The SplitterHub implementation has this property:
The SplitterHub sink[T] method helps to create a [[Sink]] that receives elements from its upstream producer and split/forward them to a dynamic set of consumers. After the [[Sink]] returned by this method is materialized, it returns a [[SplitterHub]] as materialized value. This [[SplitterHub]].source can be supplied with a predicate/selector function to return a [[Source]]. The [[Source]] can be materialized arbitrary many times and each materialization will receive the splitted elements from the original [[Sink]].

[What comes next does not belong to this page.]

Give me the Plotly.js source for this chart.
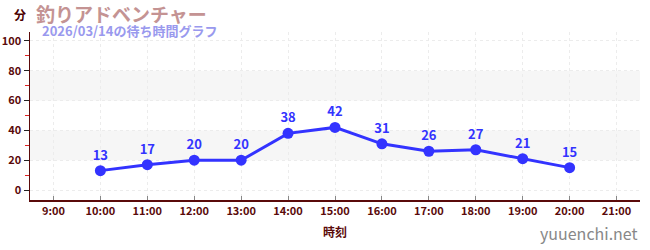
<!DOCTYPE html>
<html><head><meta charset="utf-8">
<script src="https://cdn.plot.ly/plotly-3.0.1.min.js"></script>
<style>html,body{margin:0;padding:0;background:#fff}#c{width:650px;height:250px}</style>
</head><body><div id="c"></div>
<script>
const hours = [10, 11, 12, 13, 14, 15, 16, 17, 18, 19, 20];
const waits = [13, 17, 20, 20, 38, 42, 31, 26, 27, 21, 15];
const tickHours = [9, 10, 11, 12, 13, 14, 15, 16, 17, 18, 19, 20, 21];
const tickLabels = ["9:00","10:00","11:00","12:00","13:00","14:00","15:00","16:00","17:00","18:00","19:00","20:00","21:00"];
const bands = [[20, 40], [60, 80]];
const titleText = "釣りアドベンチャー";
const subtitleText = "2026/03/14の待ち時間グラフ";
const yUnit = "分";
const xTitle = "時刻";
const watermark = "yuuenchi.net";

const F = "'Noto Sans CJK JP', 'Noto Sans', sans-serif";
const axisColor = "#5a0a0a";
const blue = "#3333ff";

const shapes = bands.map(b => ({type:"rect", xref:"paper", yref:"y", x0:0, x1:1, y0:b[0], y1:b[1], fillcolor:"#f6f6f6", line:{width:0}, layer:"below"}));

const trace = {
  x: hours, y: waits, type: "scatter", mode: "lines+markers+text",
  text: waits.map(String), textposition: "top center",
  textfont: {family: F, size: 13, color: blue, weight: "bold"},
  line: {color: blue, width: 3}, marker: {color: blue, size: 11},
  cliponaxis: false, hoverinfo: "none"
};

const layout = {
  width: 650, height: 250,
  margin: {l: 30, r: 10, t: 32, b: 50},
  paper_bgcolor: "#fff", plot_bgcolor: "#fff",
  showlegend: false,
  shapes: shapes,
  xaxis: {
    range: [8.5, 21.5], tickvals: tickHours, ticktext: tickLabels,
    ticks: "inside", ticklen: 4, tickcolor: "#888", tickwidth: 1,
    showline: true, linecolor: axisColor, linewidth: 1.5,
    showgrid: true, gridcolor: "#ececec", griddash: "3px,3px", gridwidth: 1,
    zeroline: false,
    tickfont: {family: F, size: 11, color: axisColor, weight: "bold"},
    title: {text: xTitle, font: {family: F, size: 12, color: axisColor, weight: "bold"}, standoff: 12}
  },
  yaxis: {
    range: [-6.7, 106], tickmode: "linear", tick0: 0, dtick: 20,
    ticks: "outside", ticklen: 5, tickcolor: "#222", tickwidth: 1,
    minor: {dtick: 10, ticks: "outside", ticklen: 4, tickcolor: "#dd2222", showgrid: false},
    showline: true, linecolor: axisColor, linewidth: 1.5,
    showgrid: true, gridcolor: "#ececec", griddash: "3px,3px",
    zeroline: false,
    tickfont: {family: F, size: 11, color: axisColor, weight: "bold"}
  },
  annotations: [
    {text: yUnit, xref: "paper", yref: "paper", x: -0.0164, y: 1.107, xanchor: "center", yanchor: "middle", showarrow: false, font: {family: F, size: 12, color: "#4a0000", weight: "bold"}},
    {text: titleText, xref: "paper", yref: "paper", x: 0.006, y: 1.11, xanchor: "left", yanchor: "middle", showarrow: false, font: {family: F, size: 19, color: "#c49393", weight: "bold"}},
    {text: subtitleText, xref: "paper", yref: "paper", x: 0.016, y: 1.006, xanchor: "left", yanchor: "middle", showarrow: false, font: {family: F, size: 13, color: "#9999ee", weight: "bold"}},
    {text: watermark, xref: "paper", yref: "paper", x: 1.0, y: -0.196, xanchor: "right", yanchor: "middle", showarrow: false, font: {family: F, size: 16, color: "#888"}}
  ]
};

Plotly.newPlot("c", [trace], layout, {displayModeBar: false, staticPlot: true});
</script>
</body></html>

It can be seen as following:
___________________________________
| |
| ___________ ________ |______\ spam:ip consumer/actor
| | | | | | /
| | SOURCE | --->| Sink | |
| |___________| |________| |______\ spam:domain consumer/actor
| /|\ | /
| | |
| MATERIALIZED SOURCE ____| |______\ ham:sender consumer/actor
|___________________________________| /
Information about [MergeHub] can be found on the stream-dynamic link on doc.akka.io
___________________________________
| |
spam:ip producer _______\| ___________ ________ |
/| | | | | |
| | SINK | --->| Source | |
spam:domain producer_______\| |___________| |________| |
/| | |
| | |
spam:sender producer_______\| MATERIALIZED SINK /____| |
/|___________________________________|
You can then connect [MergeHub] and [SplitterHub] together to form some sort of bus. Producers and consumers will connect to [MergeHub] and [SplitterHub] correspondingly. It is more or less like "Chat Room" application. The differences here is that you are using SplitterHub instead of BroadcastHub.
Consumers and Producers can be either local or remote. Akka-cluster can be used for scaling out.